To cut to the heart of it, this is my writing blog, and fortunately or unfortunately, it is at the bottom of my priority list. It’s a little bit like the old witticism: “The last thing I want to do is hurt you…. but it is on my list.”


And so it is with writing about writing. For many reasons it is a not unimportant activity which can never convince people that it is so not unimportant as to be important. What could be more important than writing about writing? For one thing, actually writing, as in the practice of actually sitting down and producing stories, poems, novels, and articles. For another, the least favorite yet still so vital practice of quasi-writing, which I define as the production of cover letters, submission strategies, market research, submitting work for publication, and so forth. You can write and never attempt to publish, but if you do that you’re denying yourself a lot of pain, disappointment, bother, tedium, et cetera.

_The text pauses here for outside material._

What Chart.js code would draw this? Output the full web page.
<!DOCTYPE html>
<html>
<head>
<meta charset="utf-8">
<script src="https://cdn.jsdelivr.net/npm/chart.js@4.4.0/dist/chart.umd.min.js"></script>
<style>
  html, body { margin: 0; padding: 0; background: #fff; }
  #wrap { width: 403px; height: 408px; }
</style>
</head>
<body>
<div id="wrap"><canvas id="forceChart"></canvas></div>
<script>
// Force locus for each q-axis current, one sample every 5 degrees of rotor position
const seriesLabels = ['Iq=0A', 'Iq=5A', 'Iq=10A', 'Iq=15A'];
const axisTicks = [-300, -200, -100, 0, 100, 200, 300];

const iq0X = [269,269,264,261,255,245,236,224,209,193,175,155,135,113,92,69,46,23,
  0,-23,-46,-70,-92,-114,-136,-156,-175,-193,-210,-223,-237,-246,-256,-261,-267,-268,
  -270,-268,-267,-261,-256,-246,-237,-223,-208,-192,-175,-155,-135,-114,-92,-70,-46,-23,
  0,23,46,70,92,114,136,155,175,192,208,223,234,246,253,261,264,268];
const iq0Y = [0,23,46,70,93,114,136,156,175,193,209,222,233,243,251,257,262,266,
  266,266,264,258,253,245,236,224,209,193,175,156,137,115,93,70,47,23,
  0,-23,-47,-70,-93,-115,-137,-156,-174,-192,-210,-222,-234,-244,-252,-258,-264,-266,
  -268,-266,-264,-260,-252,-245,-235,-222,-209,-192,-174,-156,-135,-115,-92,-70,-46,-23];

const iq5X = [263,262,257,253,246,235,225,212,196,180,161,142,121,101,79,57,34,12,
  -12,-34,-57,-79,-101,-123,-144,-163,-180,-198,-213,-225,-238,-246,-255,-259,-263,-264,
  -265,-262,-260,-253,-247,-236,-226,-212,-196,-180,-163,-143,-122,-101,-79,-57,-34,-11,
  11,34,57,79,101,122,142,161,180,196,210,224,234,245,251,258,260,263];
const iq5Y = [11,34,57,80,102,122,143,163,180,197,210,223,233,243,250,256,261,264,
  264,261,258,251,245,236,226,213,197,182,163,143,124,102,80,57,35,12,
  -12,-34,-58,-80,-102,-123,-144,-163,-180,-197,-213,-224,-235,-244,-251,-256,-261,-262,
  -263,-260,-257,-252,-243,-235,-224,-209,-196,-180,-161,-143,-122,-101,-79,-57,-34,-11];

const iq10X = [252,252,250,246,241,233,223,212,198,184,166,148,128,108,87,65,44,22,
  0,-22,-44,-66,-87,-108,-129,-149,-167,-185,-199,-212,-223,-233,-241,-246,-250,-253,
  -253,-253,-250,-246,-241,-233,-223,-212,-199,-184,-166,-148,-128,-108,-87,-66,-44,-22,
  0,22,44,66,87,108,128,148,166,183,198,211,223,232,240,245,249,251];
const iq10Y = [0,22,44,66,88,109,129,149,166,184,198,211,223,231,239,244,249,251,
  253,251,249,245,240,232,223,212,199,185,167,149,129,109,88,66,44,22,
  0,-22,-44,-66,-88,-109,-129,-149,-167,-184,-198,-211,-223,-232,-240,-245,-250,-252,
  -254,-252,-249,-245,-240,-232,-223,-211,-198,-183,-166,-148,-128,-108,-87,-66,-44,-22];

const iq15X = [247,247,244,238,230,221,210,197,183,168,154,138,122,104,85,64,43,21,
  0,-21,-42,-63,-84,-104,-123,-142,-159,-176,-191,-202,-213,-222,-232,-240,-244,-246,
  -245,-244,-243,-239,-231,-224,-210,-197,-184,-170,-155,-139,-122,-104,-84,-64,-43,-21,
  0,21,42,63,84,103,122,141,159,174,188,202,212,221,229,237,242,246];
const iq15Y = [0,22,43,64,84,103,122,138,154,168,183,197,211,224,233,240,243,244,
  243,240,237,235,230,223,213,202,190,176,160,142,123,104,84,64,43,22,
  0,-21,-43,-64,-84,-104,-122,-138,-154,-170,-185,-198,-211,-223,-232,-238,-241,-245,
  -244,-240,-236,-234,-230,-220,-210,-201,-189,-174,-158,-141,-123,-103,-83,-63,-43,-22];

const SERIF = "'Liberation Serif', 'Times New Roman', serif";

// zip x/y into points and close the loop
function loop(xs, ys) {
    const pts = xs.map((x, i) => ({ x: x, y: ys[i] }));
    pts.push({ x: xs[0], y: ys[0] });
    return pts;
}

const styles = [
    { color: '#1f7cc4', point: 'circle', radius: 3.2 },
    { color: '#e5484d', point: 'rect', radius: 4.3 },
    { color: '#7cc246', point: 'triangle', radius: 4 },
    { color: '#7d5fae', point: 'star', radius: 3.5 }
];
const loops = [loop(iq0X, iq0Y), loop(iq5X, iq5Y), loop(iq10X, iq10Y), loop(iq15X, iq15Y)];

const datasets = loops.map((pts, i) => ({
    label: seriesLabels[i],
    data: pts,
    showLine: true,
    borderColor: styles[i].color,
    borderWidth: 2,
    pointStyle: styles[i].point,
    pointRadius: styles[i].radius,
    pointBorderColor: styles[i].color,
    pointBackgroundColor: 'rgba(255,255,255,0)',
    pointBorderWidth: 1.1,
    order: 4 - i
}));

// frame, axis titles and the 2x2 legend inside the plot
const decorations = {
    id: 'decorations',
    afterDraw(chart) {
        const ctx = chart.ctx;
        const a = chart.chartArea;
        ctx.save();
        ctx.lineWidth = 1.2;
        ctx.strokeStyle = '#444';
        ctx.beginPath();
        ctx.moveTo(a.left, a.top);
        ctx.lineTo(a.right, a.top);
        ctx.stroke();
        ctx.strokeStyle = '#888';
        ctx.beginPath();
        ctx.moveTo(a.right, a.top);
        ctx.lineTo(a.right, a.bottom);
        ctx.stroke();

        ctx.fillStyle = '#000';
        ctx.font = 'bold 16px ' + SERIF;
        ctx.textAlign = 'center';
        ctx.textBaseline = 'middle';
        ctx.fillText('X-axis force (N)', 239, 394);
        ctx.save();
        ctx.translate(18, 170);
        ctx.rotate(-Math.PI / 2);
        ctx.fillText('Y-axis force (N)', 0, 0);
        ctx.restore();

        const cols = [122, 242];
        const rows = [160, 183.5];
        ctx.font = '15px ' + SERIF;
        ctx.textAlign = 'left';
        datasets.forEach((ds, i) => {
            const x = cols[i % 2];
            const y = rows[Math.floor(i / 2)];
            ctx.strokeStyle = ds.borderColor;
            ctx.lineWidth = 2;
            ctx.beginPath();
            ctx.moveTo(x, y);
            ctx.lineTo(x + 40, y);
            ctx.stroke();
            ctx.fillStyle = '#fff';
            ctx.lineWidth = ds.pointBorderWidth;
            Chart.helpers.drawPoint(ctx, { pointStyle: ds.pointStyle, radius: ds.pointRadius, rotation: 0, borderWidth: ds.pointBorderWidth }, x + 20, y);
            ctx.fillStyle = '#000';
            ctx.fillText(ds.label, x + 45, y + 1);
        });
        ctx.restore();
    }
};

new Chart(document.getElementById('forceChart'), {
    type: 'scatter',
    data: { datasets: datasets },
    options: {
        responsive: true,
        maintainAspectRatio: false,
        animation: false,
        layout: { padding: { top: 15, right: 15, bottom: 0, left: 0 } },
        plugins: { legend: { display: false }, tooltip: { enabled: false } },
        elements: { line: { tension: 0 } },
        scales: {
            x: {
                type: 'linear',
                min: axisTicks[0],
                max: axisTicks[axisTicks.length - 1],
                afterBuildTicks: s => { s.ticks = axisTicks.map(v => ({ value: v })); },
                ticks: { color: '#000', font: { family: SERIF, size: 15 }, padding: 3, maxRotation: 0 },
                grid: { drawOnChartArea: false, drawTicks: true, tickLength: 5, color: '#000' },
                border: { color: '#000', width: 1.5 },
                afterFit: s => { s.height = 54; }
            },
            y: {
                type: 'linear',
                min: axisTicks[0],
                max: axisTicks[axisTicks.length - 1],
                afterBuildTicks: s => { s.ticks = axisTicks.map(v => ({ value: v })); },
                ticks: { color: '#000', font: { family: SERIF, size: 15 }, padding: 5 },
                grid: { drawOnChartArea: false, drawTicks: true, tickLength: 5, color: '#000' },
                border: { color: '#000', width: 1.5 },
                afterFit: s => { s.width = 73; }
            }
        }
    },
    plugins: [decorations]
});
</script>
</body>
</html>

For another, drawing and painting, two great pleasures in my current routine which increasingly crowd out both writing and quasi-writing. For another, all the mundane obligations like leaky faucets and creaky joints and squeaky wheels and unpaid bills and other demands on one’s time which we curse as they beset us, but which would surely miss if we ever successfully wished them all away. Hell, I’ve paid my guitar and my sheet music more attention this past year than I have this blog, and I’ve formally quit music forever, not just once, but many times (don’t worry guitar, I’ve formally quit sugar and adult beverages too and we see how that’s working out).


So quitting doesn’t always mean quitting forever. For example, about 10 years ago I quit Twitter, and I even quit most of the other social media I was on. Then recently, I overheard people whose opinions I value (if not trust) squawking about how Twitter was a Hellscape, a literal, actual Hellscape, and I thought, “Hellscape? I’m in.”


Seriously, the publishing landscape is changing, and although we’re reluctant to admit it, we have to live with it. As of right now, a writer who refuses to self-publicize with the available tools is self-handicapping. An “online presence,” besides being a meager substitute for actual human connection, is a way to aid in selling writing, and it gives me a chance to engage in one of my favorite activities: telling the World at Large exactly why I’m Right About Everything, and Why The World is Wrong.


Thus I make this blog post, and promise, in the coming year 2023, to do better. Or if not better, to at least do more often.